Gravitational Waves

Young Astronomers Blog, Volume 28, Number 3.

In 1915, Albert Einstein overturned Newton’s theory of gravity. He published his General Theory of Relativity which said that gravity is the result of the warping of space/time rather than a force that extends across space. Einstein’s theory was based on his equivalence principle, which states that the acceleration from a gravitational field is equivalent to acceleration of motion, assuming both are at the same rate.

According to Einstein, objects do not reach out over space and pull on each other, rather they curve (warp) the fabric of space (and time). Other objects, including light, simply travel along paths in curved (warped) space/time. Einstein’s equations are complex! I don’t understand them. They look something like this.

R_mn – ½ g_mnR = (8πG/c⁴)T_mn

The left-hand side describes the space-time geometry (curvature) and the right-hand side describes the distribution of mass-energy. Better? No. Fortunately, John Wheeler simplified it with his description. “Matter (Mass) tells space-time how to curve, Space-time tells matter (mass) how to move.”

Einstein’s theory said that the warping of space/time is not instantaneous but ripples out at the speed of light and that gravitational waves, which distort space/time from huge collisions, do exist. At the time, he thought it would be impossible to ever detect these waves.

However, technology marches on and an experiment called LIGO (Laser Interferometer Gravitational-Wave Observatory) was devised and later implemented in 2002. LIGO was upgraded from 2010 to 2014 and began operations again in 2015. LIGO is two facilities, one in Washington and one in Louisiana, designed to detect gravitational waves from huge (really HUGE) events such as the collision of black holes or neutron stars. Each facility has two long (2 ½ mile) arms laid out perpendicular to each other. Laser beams travel back and forth within each arm.
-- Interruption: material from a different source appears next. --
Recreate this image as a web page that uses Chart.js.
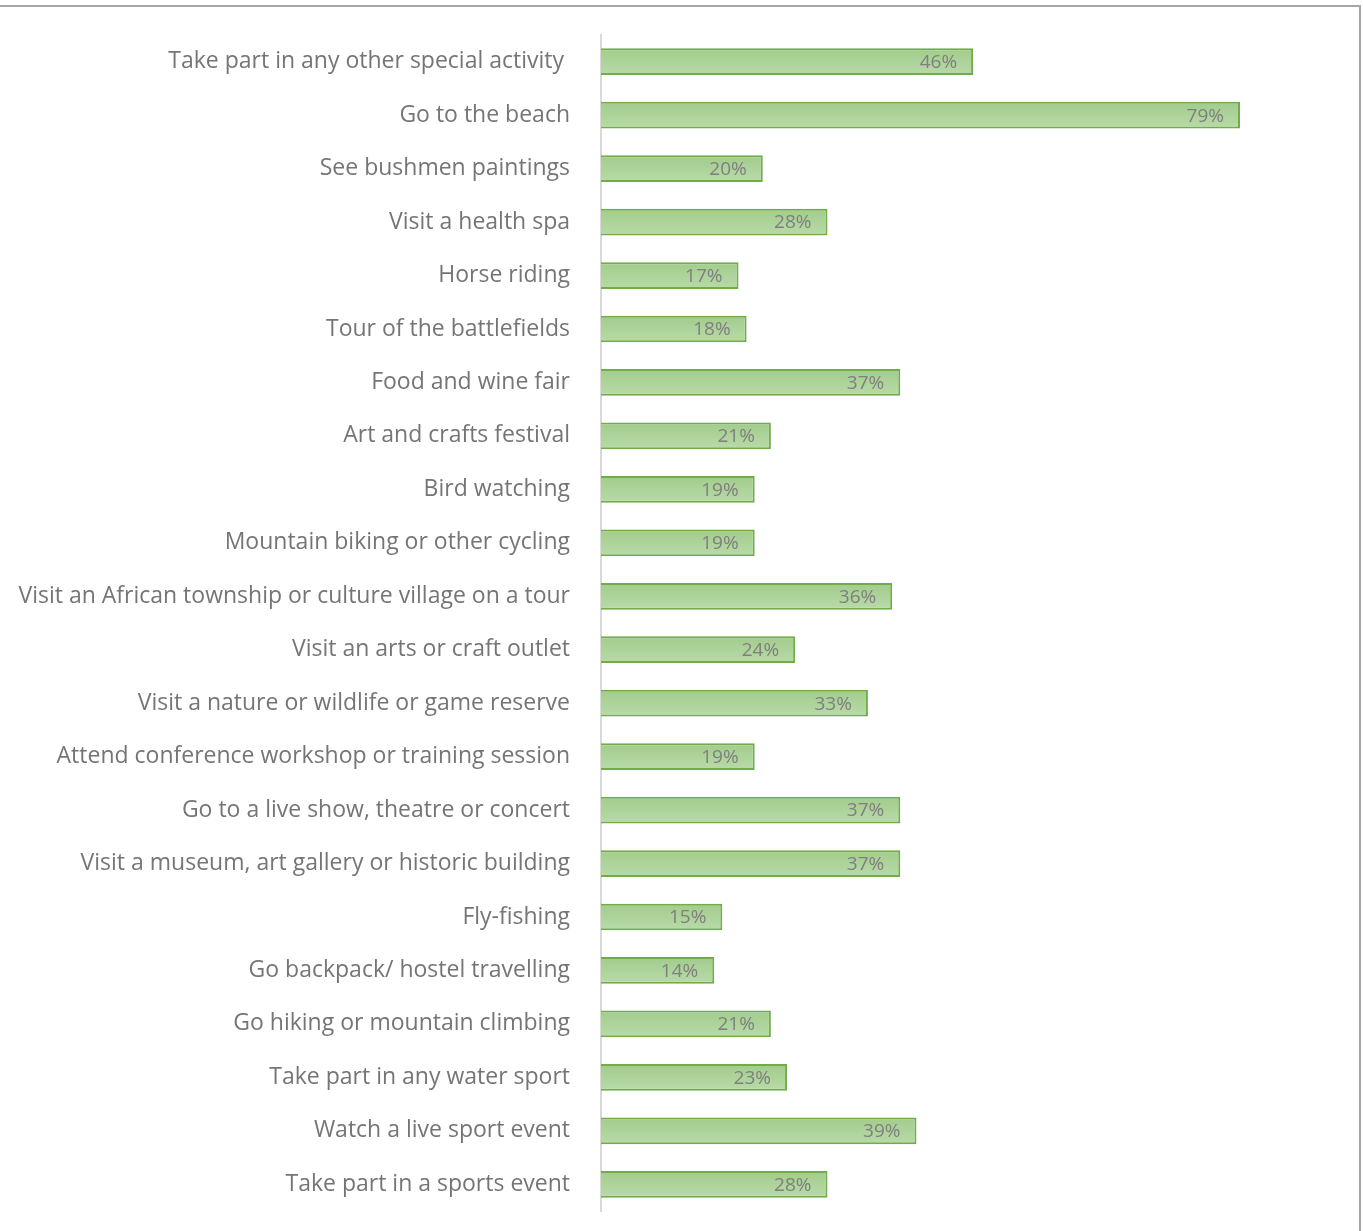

Gravitational waves will very slightly shorten one arm and very slightly lengthen the other arm causing the lasers to be slightly out of sync with each other.

LIGO detected gravitational waves for the first time on September 15, 2015. These were from two black holes that merged just over a billion years ago. To provide a visual and audio view, these first gravitational waves detected by LIGO have been converted into sound waves.  LIGO followed with additional observation in 2016 and 2017. On August 17, 2017, LIGO detected gravitational waves for the first time from the merger of two neutron stars. At the time of this article, LIGO has detected a total of seven gravitational waves. See LIGO Detections for an updated list.

LIGO is not alone. The gravitational wave detected by LIGO on August 14, 2017 was also identified by Europe’s Virgo complex, which began observations in August 2017. LIGO and Virgo will eventually be joined by Japan’s KAGRA (Kamioka Gravitational-wave Detector) bringing the number of detection facilities to four.

In late 2019, astronomers noticed that the star Betelgeuse is dimming indicating that something might be happening to Betelgeuse. In early 2020, gravitational waves were detected in the neighborhood of Betelgeuse adding fuel to speculation that something is going on. We do expect Betelgeuse to explode as a super nova (some day). It remains to be seen if that day is now or thousands of years in the future.